Rachel marche aussi sur un fil. Jamais elle ne critique directement son frère. Mais elle a claqué la porte du parti conservateur, dont elle était membre, et a été candidate – malheureuse – à la députation européenne en mai pour le parti anti-Brexit Change UK. Elle n’a pas de mots assez durs contre la politique menée par les partisans de la sortie de l’UE («C’est un poison qui s’infiltre à travers le pays») mais protège son frère aîné: «Attaquez ses idées, mais pas sa personnalité» («Play the ball, not the man»).
Ecartelé, tourmenté, hésitant
Jo, qui est marié à Amelia Gentleman, une journaliste du Guardian qui dénonce régulièrement le Brexit et la politique migratoire du gouvernement, avait déjà démissionné une première fois en novembre 2018. A l’époque, lui qui avait fait campagne pour rester dans l’UE, protestait contre l’accord signé par Theresa May, pour des raisons diamétralement opposées à celles de son frère. Il réclamait un deuxième référendum, estimant qu’il ne fallait surtout pas aller au «no deal».
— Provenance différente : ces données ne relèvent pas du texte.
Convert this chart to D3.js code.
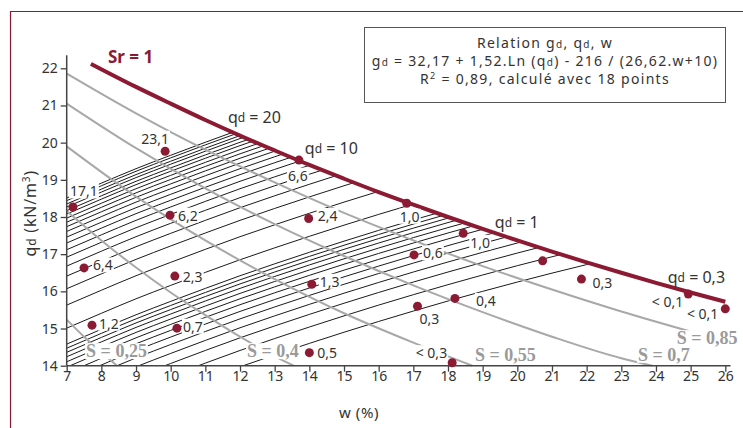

Beaucoup avaient alors soupçonné les deux frères d’être de mèche. La démission avait affaibli Theresa May, accélérant son départ et le couronnement de Boris. Quand Jo a accepté de faire partie du gouvernement de son aîné fin juillet, les soupçons ont semblé confirmés. Mais la vérité était que Jo était écartelé, tourmenté, hésitant. Comme l’ensemble du pays.